Sum of Distances

What the problem is really asking

For every index i, we only care about other indices that contain the same value as nums[i].

If those matching indices are far away, they add a bigger amount. If there are no other matching indices, the answer for that position is 0.

So the core task is:

for each value, solve all of its indices together

Intuition

Trying every pair of equal values is too slow. In the worst case, all numbers are the same, and then every index would compare with almost every other index.

Instead, group the indices by value.

For example:

nums = [1, 3, 1, 1, 2]

The groups are:

1 -> [0, 2, 3]
3 -> [1]
2 -> [4]

Now each group is already sorted because we collect indices while scanning left to right.

For the group [0, 2, 3], we can compute the answer for every index using prefix sums instead of checking all pairs.

Approach: Grouping + prefix sum

Suppose one group has indices:

a0 < a1 < a2 < ... < a(m - 1)

For a current index ai, every index on the left is smaller, so its contribution is:

(ai - a0) + (ai - a1) + ... + (ai - a(i - 1))

That becomes:

i * ai - prefix

where prefix is the sum of all earlier indices in this group.

Every index on the right is larger, so its contribution is:

(a(i + 1) - ai) + (a(i + 2) - ai) + ... + (a(m - 1) - ai)

If total is the sum of all indices in the group, then the sum of indices to the right is:

total - prefix - ai

There are m - i - 1 indices on the right, so the right contribution is:

(total - prefix - ai) - (m - i - 1) * ai

Add both sides, store the result at the original index, and move the prefix forward.

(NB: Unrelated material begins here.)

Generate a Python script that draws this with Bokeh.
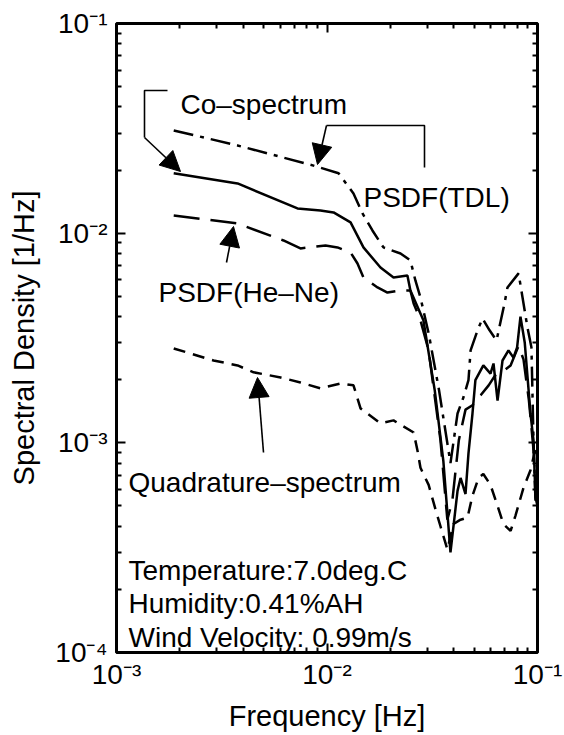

import java.util.ArrayList;
import java.util.HashMap;
import java.util.List;
import java.util.Map;

class Solution {
    public long[] distance(int[] nums) {
        int n = nums.length;
        Map<Integer, List<Integer>> groups = new HashMap<>();

        for (int i = 0; i < n; i++) {
            groups.computeIfAbsent(nums[i], key -> new ArrayList<>()).add(i);
        }

        long[] answer = new long[n];

        for (List<Integer> indices : groups.values()) {
            long total = 0;

            for (int index : indices) {
                total += index;
            }

            long prefix = 0;
            int size = indices.size();

            for (int i = 0; i < size; i++) {
                int index = indices.get(i);
                long left = (long) i * index - prefix;
                long right = (total - prefix - index) - (long) (size - i - 1) * index;

                answer[index] = left + right;
                prefix += index;
            }
        }

        return answer;
    }
}

Dry run

Take:

nums = [1, 3, 1, 1, 2]

For value 1, the indices are:

[0, 2, 3]

The total index sum is:

0 + 2 + 3 = 5

Now compute each position in that group.

For index 0:

left = 0
right = (2 - 0) + (3 - 0) = 5
answer[0] = 5

For index 2:

left = 2 - 0 = 2
right = 3 - 2 = 1
answer[2] = 3

For index 3:

left = (3 - 0) + (3 - 2) = 4
right = 0
answer[3] = 4

The values 3 and 2 appear only once, so their answers stay 0.

Final answer:

[5, 0, 3, 4, 0]

Why this works

Inside one value group, the indices are sorted.

That lets us remove the absolute value:

• for indices before ai, |ai - aj| becomes ai - aj
• for indices after ai, |ai - aj| becomes aj - ai

Prefix sums tell us the sum of everything before the current index, and the group total tells us the sum of everything after it.

So every index in a group can be solved in O(1) after we know the group total.

Common mistakes

1. Comparing every equal pair

That becomes O(n^2) when many elements are the same, which is too slow for n = 100000.

2. Forgetting to use long

The answer can be much larger than an int. For example, if many equal values are spread across the array, the sum of distances can cross 2^31 - 1.

3. Sorting the whole input unnecessarily

If we collect indices from left to right, each value's list is already sorted. Languages without a convenient hash-map-of-lists can sort (value, index) pairs, but the main idea does not require sorting the original array.

Complexity Analysis

Let n be the length of nums.

Time Complexity: O(n)

Each index is added to exactly one group, and each grouped index is processed once.

Space Complexity: O(n)

The hash table stores all grouped indices, and the answer array has length n.